→ **Exercise details**
Nothing outside the range from the line with "Generate a component" to the line with "import * as" belongs in the copy, and no pictures do either; repeat that range exactly.

===== Data provided

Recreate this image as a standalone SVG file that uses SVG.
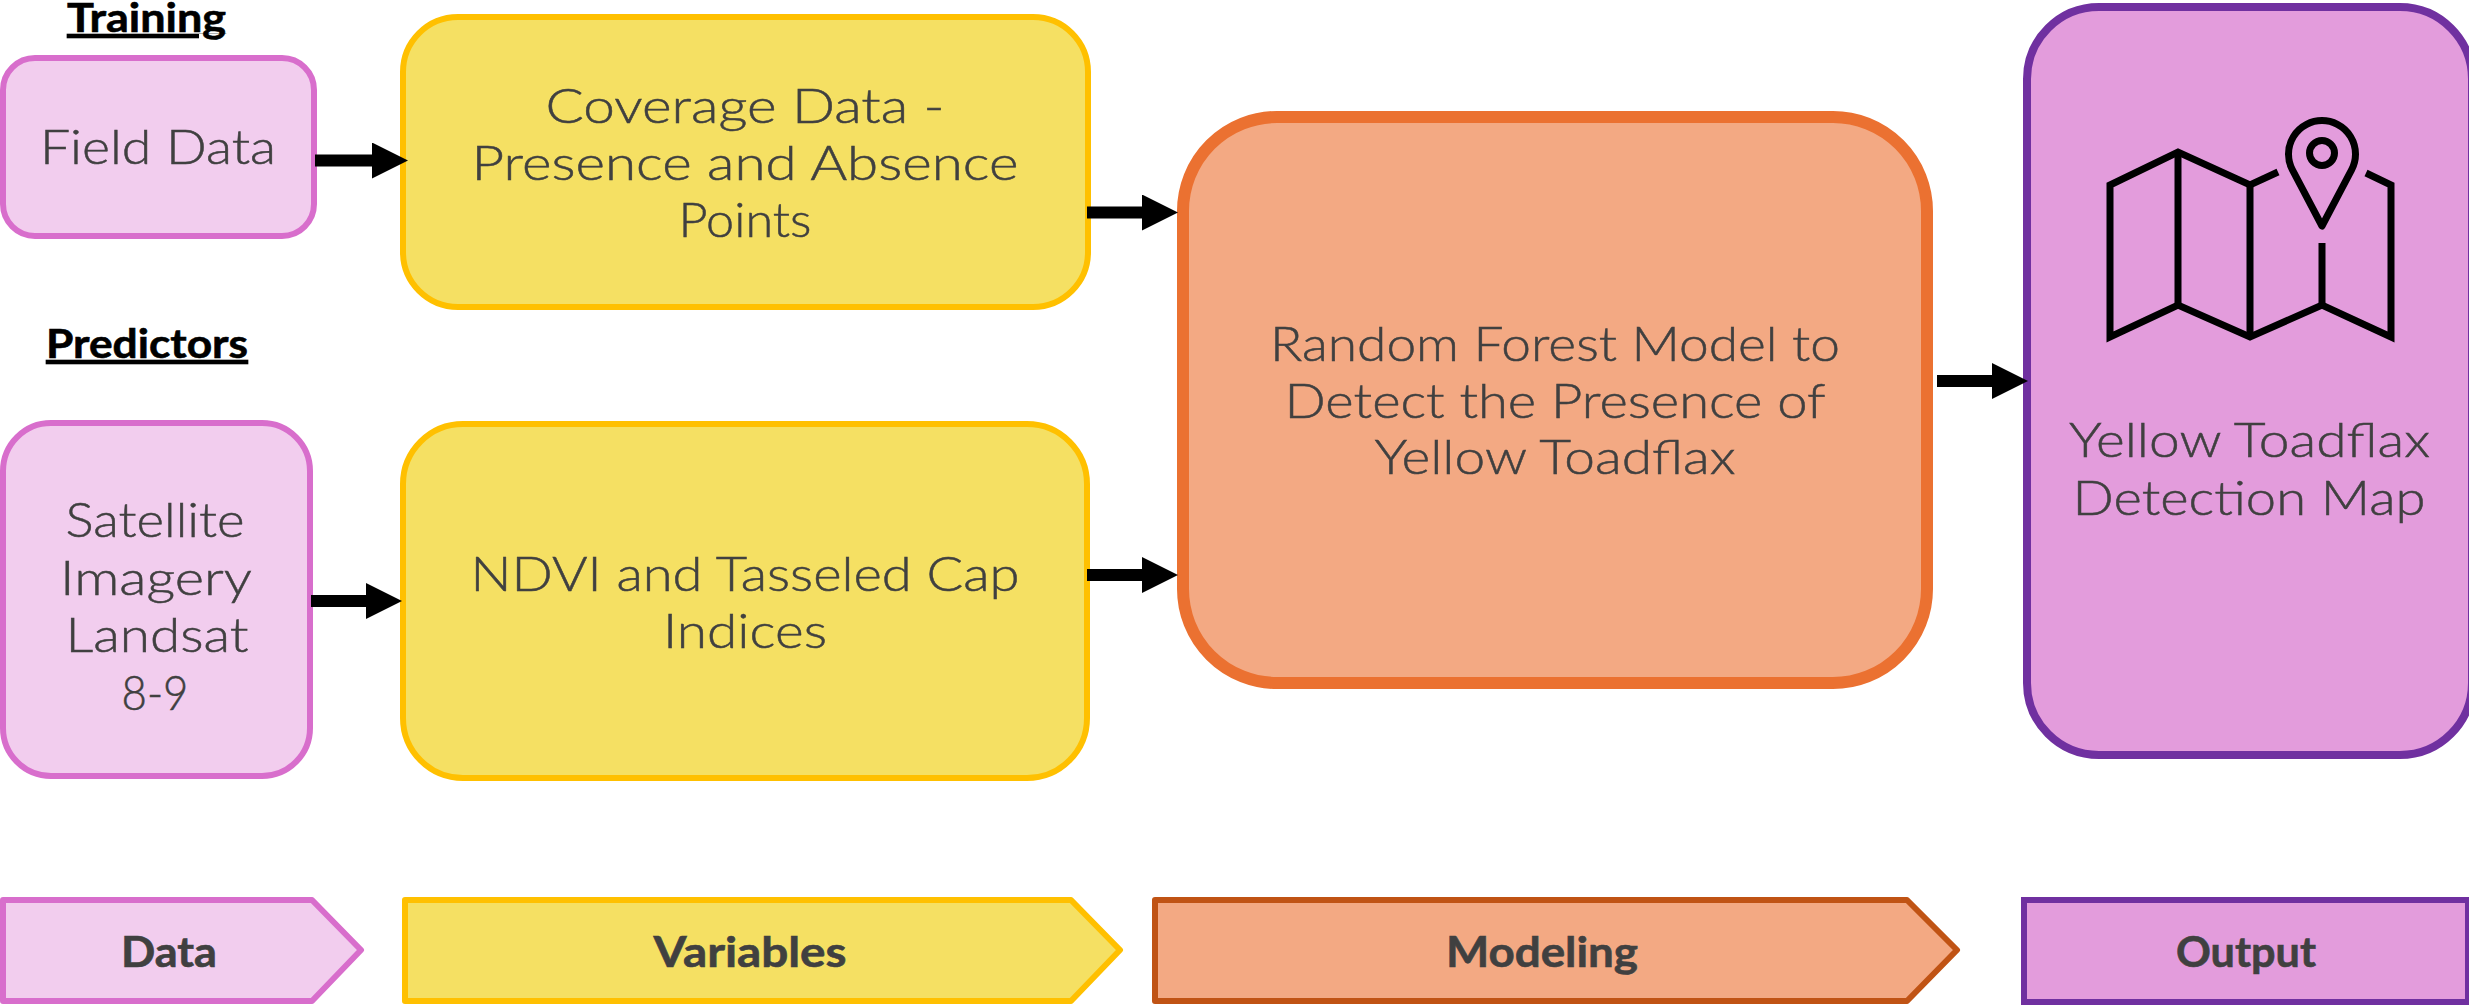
<svg xmlns="http://www.w3.org/2000/svg" width="2469" height="1005" viewBox="0 0 2469 1005">
<style>
text{font-family:"Lato","Liberation Sans",sans-serif;text-anchor:middle;fill:#404040}
.b{font-size:48px;font-weight:300;stroke:#404040;stroke-width:.5}
.t{font-size:42px;font-weight:700;stroke:#404040;stroke-width:.6}
.h{font-size:40px;font-weight:700;fill:#000;stroke:#000;stroke-width:.6;text-decoration:underline}
.d{fill:#f2cdee;stroke:#d86ecc;stroke-width:6}
.v{fill:#f5e063;stroke:#ffc000;stroke-width:6}
.m{fill:#f3a983;stroke:#eb7131;stroke-width:12}
.o{fill:#e39cdc;stroke:#7030a0;stroke-width:8}
.l{stroke-linejoin:round}
.a{stroke:#000;stroke-width:12;fill:none;marker-end:url(#ah)}
.i{fill:none;stroke:#000;stroke-width:7}
</style>
<defs><marker id="ah" markerUnits="userSpaceOnUse" markerWidth="36" markerHeight="36" refX="0" refY="18" orient="auto" viewBox="0 0 36 36"><path d="M0 0L36 18L0 36Z" fill="#000"/></marker></defs>
<g id="label-training"><text class="h" x="146.500" y="32" textLength="159" lengthAdjust="spacingAndGlyphs">Training</text></g>
<g id="label-predictors"><text class="h" x="147" y="358" textLength="202" lengthAdjust="spacingAndGlyphs">Predictors</text></g>
<g id="field-data"><rect class="d" x="3" y="58" width="311" height="178" rx="32"/><text class="b" x="158" y="164" textLength="236" lengthAdjust="spacingAndGlyphs">Field Data</text></g>
<g id="coverage"><rect class="v" x="403" y="17" width="685" height="290" rx="55"/><text class="b" x="745" y="123" textLength="399" lengthAdjust="spacingAndGlyphs">Coverage Data -</text><text class="b" x="745" y="180" textLength="547" lengthAdjust="spacingAndGlyphs">Presence and Absence</text><text class="b" x="745" y="237" textLength="133" lengthAdjust="spacingAndGlyphs">Points</text></g>
<g id="satellite"><rect class="d" x="3" y="423" width="307" height="353" rx="48"/><text class="b" x="155" y="537" textLength="179" lengthAdjust="spacingAndGlyphs">Satellite</text><text class="b" x="156" y="595" textLength="192" lengthAdjust="spacingAndGlyphs">Imagery</text><text class="b" x="157" y="652" textLength="183" lengthAdjust="spacingAndGlyphs">Landsat</text><text class="b" x="155" y="710" textLength="67" lengthAdjust="spacingAndGlyphs">8-9</text></g>
<g id="ndvi"><rect class="v" x="403" y="424" width="684" height="354" rx="60"/><text class="b" x="745" y="591" textLength="549" lengthAdjust="spacingAndGlyphs">NDVI and Tasseled Cap</text><text class="b" x="745" y="648" textLength="164" lengthAdjust="spacingAndGlyphs">Indices</text></g>
<g id="model"><rect class="m" x="1183" y="117" width="744" height="566" rx="94"/><text class="b" x="1555" y="361" textLength="570" lengthAdjust="spacingAndGlyphs">Random Forest Model to</text><text class="b" x="1555" y="418" textLength="541" lengthAdjust="spacingAndGlyphs">Detect the Presence of</text><text class="b" x="1555" y="474" textLength="361" lengthAdjust="spacingAndGlyphs">Yellow Toadflax</text></g>
<g id="output"><rect class="o" x="2027" y="7" width="445" height="748" rx="72"/>
<g id="map-icon"><path class="i" d="M2278 172L2250 185L2178 152L2110 185V337L2178 305L2250 337L2322 305L2391 337V185L2366 173"/><path class="i" d="M2178 152V305M2250 337V185M2322 305V243"/><path class="i" stroke-linejoin="round" d="M2322 226L2292.300 169.600A33.500 33.500 0 1 1 2351.700 169.600Z"/><circle class="i" cx="2322" cy="153" r="12.500"/></g>
<text class="b" x="2249.500" y="457" textLength="361" lengthAdjust="spacingAndGlyphs">Yellow Toadflax</text><text class="b" x="2249" y="515" textLength="353" lengthAdjust="spacingAndGlyphs">Detection Map</text></g>
<g id="legend-data"><path class="d l" d="M3 900H312L361 950L312 1001H3Z"/><text class="t" x="169" y="967" textLength="96" lengthAdjust="spacingAndGlyphs">Data</text></g>
<g id="legend-variables"><path class="v l" d="M405 900H1071L1120 950L1071 1001H405Z"/><text class="t" x="750" y="967" textLength="193" lengthAdjust="spacingAndGlyphs">Variables</text></g>
<g id="legend-modeling"><path class="l" d="M1155 900H1907L1957 950L1907 1001H1155Z" fill="#f3a983" stroke="#c05314" stroke-width="6"/><text class="t" x="1542" y="967" textLength="192" lengthAdjust="spacingAndGlyphs">Modeling</text></g>
<g id="legend-output"><rect x="2024" y="900" width="444" height="102" fill="#e39cdc" stroke="#7030a0" stroke-width="6"/><text class="t" x="2246" y="967" textLength="140" lengthAdjust="spacingAndGlyphs">Output</text></g>
<g id="connectors">
<path class="a" d="M315 160.500H372"/><path class="a" d="M1087 212.500H1142"/><path class="a" d="M311 601H366"/><path class="a" d="M1087 575H1142"/><path class="a" d="M1937 381H1992"/>
</g>
</svg>
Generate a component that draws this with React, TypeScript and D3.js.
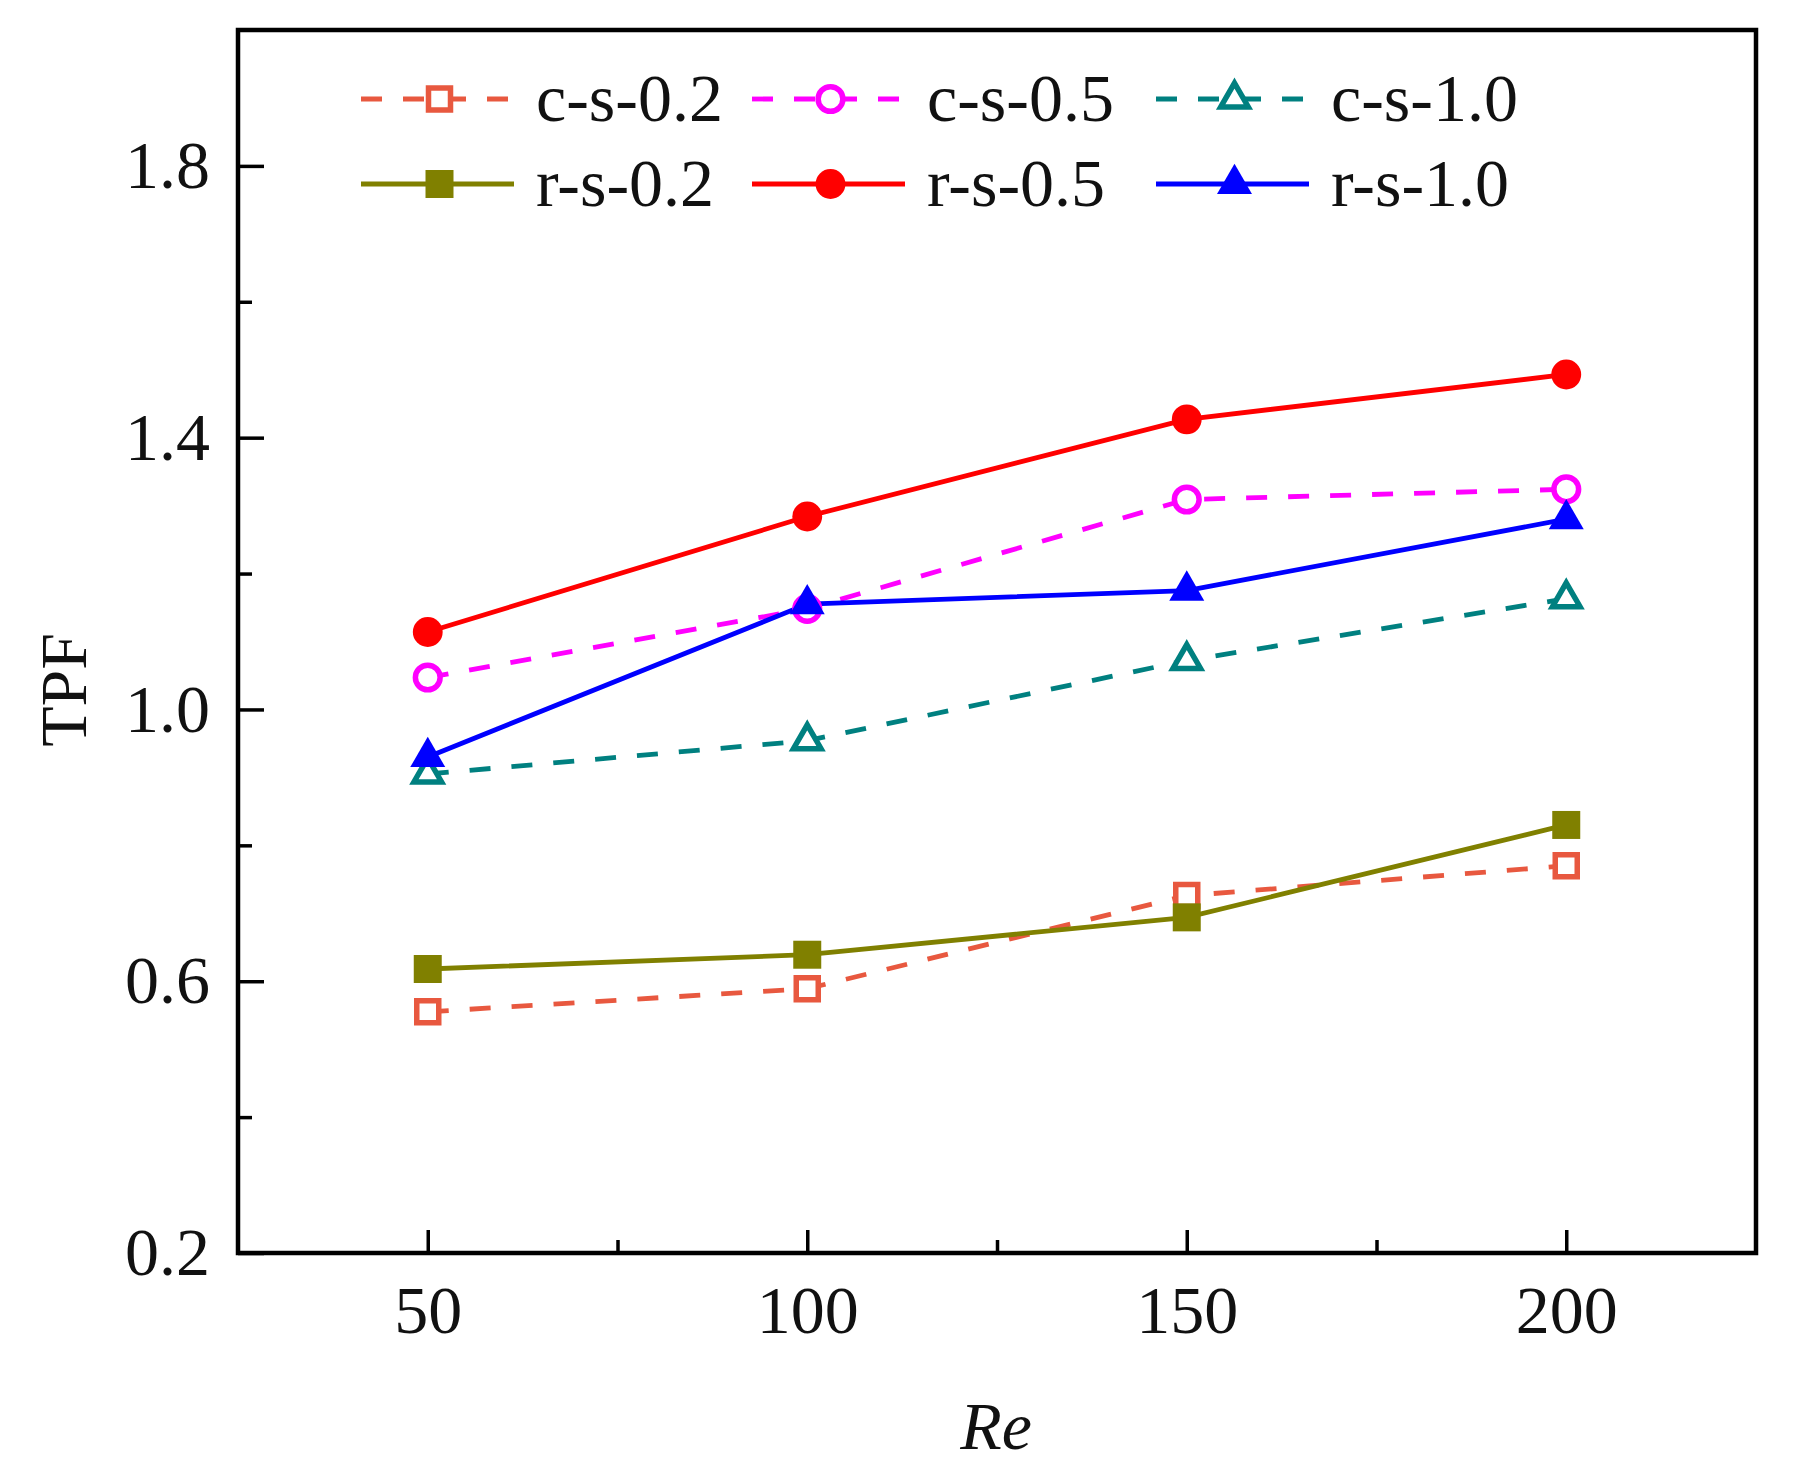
import React, { useRef, useEffect } from "react";
import * as d3 from "d3";

// Re values (x) and TPF for each case
const reValues = [50, 100, 150, 200];
const cs02 = [0.555, 0.589, 0.726, 0.77];
const cs05 = [1.047, 1.148, 1.309, 1.324];
const cs10 = [0.905, 0.954, 1.072, 1.163];
const rs02 = [0.618, 0.639, 0.694, 0.83];
const rs05 = [1.114, 1.284, 1.427, 1.493];
const rs10 = [0.93, 1.155, 1.175, 1.28];

const seriesNames = ["c-s-0.2", "c-s-0.5", "c-s-1.0", "r-s-0.2", "r-s-0.5", "r-s-1.0"];
const seriesValues = [cs02, cs05, cs10, rs02, rs05, rs10];

const xMajorTicks = [50, 100, 150, 200];
const xMinorTicks = [75, 125, 175];
const yMajorTicks = [0.2, 0.6, 1.0, 1.4, 1.8];
const yMinorTicks = [0.4, 0.8, 1.2, 1.6];

const xLabel = "Re";
const yLabel = "TPF";

type Style = {
  color: string;
  dashed: boolean;
  shape: d3.SymbolType;
  filled: boolean;
  size: number;
};

const styles: Style[] = [
  { color: "#E8583F", dashed: true, shape: d3.symbolSquare, filled: false, size: 484 },
  { color: "#FF00FF", dashed: true, shape: d3.symbolCircle, filled: false, size: 480 },
  { color: "#008080", dashed: true, shape: d3.symbolTriangle, filled: false, size: 330 },
  { color: "#808000", dashed: false, shape: d3.symbolSquare, filled: true, size: 784 },
  { color: "#FF0000", dashed: false, shape: d3.symbolCircle, filled: true, size: 700 },
  { color: "#0000FF", dashed: false, shape: d3.symbolTriangle, filled: true, size: 530 },
];

const FONT = "'Liberation Serif', 'Times New Roman', serif";

export default function App() {
  const ref = useRef<SVGSVGElement>(null);

  useEffect(() => {
    if (!ref.current) return;
    const W = 1794;
    const H = 1481;
    const margin = { top: 30, right: 38, bottom: 228, left: 238 };

    const svg = d3.select(ref.current);
    svg.selectAll("*").remove();
    svg.attr("width", W).attr("height", H);

    const x = d3.scaleLinear().domain([25, 225]).range([margin.left, W - margin.right]);
    const y = d3.scaleLinear().domain([0.2, 2.0]).range([H - margin.bottom, margin.top]);

    const bottom = H - margin.bottom;

    // major/minor ticks (inward)
    const xAxis = svg.append("g")
      .attr("transform", `translate(0,${bottom})`)
      .call(d3.axisBottom(x).tickValues(xMajorTicks).tickSize(-23).tickPadding(32).tickFormat(d3.format("d")));
    const xMinor = svg.append("g")
      .attr("transform", `translate(0,${bottom})`)
      .call(d3.axisBottom(x).tickValues(xMinorTicks).tickSize(-13).tickFormat(() => ""));
    const yAxis = svg.append("g")
      .attr("transform", `translate(${margin.left},0)`)
      .call(d3.axisLeft(y).tickValues(yMajorTicks).tickSize(-26).tickPadding(28).tickFormat(d3.format(".1f")));
    const yMinor = svg.append("g")
      .attr("transform", `translate(${margin.left},0)`)
      .call(d3.axisLeft(y).tickValues(yMinorTicks).tickSize(-14).tickFormat(() => ""));

    [xAxis, xMinor, yAxis, yMinor].forEach(g => {
      g.select(".domain").remove();
      g.selectAll("line").attr("stroke", "#000").attr("stroke-width", 3.5);
      g.selectAll("text")
        .attr("fill", "#111")
        .style("font-family", FONT)
        .style("font-size", "68px");
    });

    // frame
    svg.append("rect")
      .attr("x", margin.left)
      .attr("y", margin.top)
      .attr("width", W - margin.right - margin.left)
      .attr("height", bottom - margin.top)
      .attr("fill", "none")
      .attr("stroke", "#000")
      .attr("stroke-width", 4.5);

    // series lines
    const line = d3.line<number>()
      .x((_, i) => x(reValues[i]))
      .y(d => y(d));

    seriesValues.forEach((vals, si) => {
      const st = styles[si];
      svg.append("path")
        .datum(vals)
        .attr("fill", "none")
        .attr("stroke", st.color)
        .attr("stroke-width", 4.8)
        .attr("stroke-dasharray", st.dashed ? "21,21" : null)
        .attr("d", line);
    });

    // markers (drawn per series so r-series sit above c-series)
    seriesValues.forEach((vals, si) => {
      const st = styles[si];
      const sym = d3.symbol().type(st.shape).size(st.size);
      svg.append("g")
        .selectAll("path")
        .data(vals)
        .join("path")
        .attr("transform", (d, i) => `translate(${x(reValues[i])},${y(d)})`)
        .attr("d", sym)
        .attr("fill", st.filled ? st.color : "#fff")
        .attr("stroke", st.filled ? "none" : st.color)
        .attr("stroke-width", st.filled ? 0 : 5.5);
    });

    // legend
    const legendCols = [361, 752, 1156];
    const legendRows = [99, 184];
    const lineLen = 153;
    const legend = svg.append("g");
    seriesNames.forEach((name, si) => {
      const st = styles[si];
      const cx = legendCols[si % 3];
      const cy = legendRows[Math.floor(si / 3)];
      legend.append("line")
        .attr("x1", cx)
        .attr("x2", cx + lineLen)
        .attr("y1", cy)
        .attr("y2", cy)
        .attr("stroke", st.color)
        .attr("stroke-width", 4.8)
        .attr("stroke-dasharray", st.dashed ? "21,21" : null);
      legend.append("path")
        .attr("transform", `translate(${cx + lineLen / 2 + 2},${cy})`)
        .attr("d", d3.symbol().type(st.shape).size(st.size)())
        .attr("fill", st.filled ? st.color : "#fff")
        .attr("stroke", st.filled ? "none" : st.color)
        .attr("stroke-width", st.filled ? 0 : 5.5);
      legend.append("text")
        .attr("x", cx + lineLen + 22)
        .attr("y", cy)
        .attr("dy", "0.33em")
        .attr("fill", "#111")
        .style("font-family", FONT)
        .style("font-size", "68px")
        .text(name);
    });

    // axis titles
    svg.append("text")
      .attr("x", 996)
      .attr("y", 1449)
      .attr("text-anchor", "middle")
      .attr("fill", "#111")
      .style("font-family", FONT)
      .style("font-style", "italic")
      .style("font-size", "68px")
      .text(xLabel);

    svg.append("text")
      .attr("transform", `translate(86,690) rotate(-90)`)
      .attr("text-anchor", "middle")
      .attr("fill", "#111")
      .style("font-family", FONT)
      .style("font-size", "66px")
      .text(yLabel);
  }, []);

  return (
    <div style={{ position: "absolute", left: 0, top: 0, background: "#fff" }}>
      <svg ref={ref} style={{ display: "block" }} />
    </div>
  );
}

==========

→ **Exercise response**
Generate a component that draws this with React, TypeScript and D3.js.
import React, { useRef, useEffect } from "react";
import * as d3 from "d3";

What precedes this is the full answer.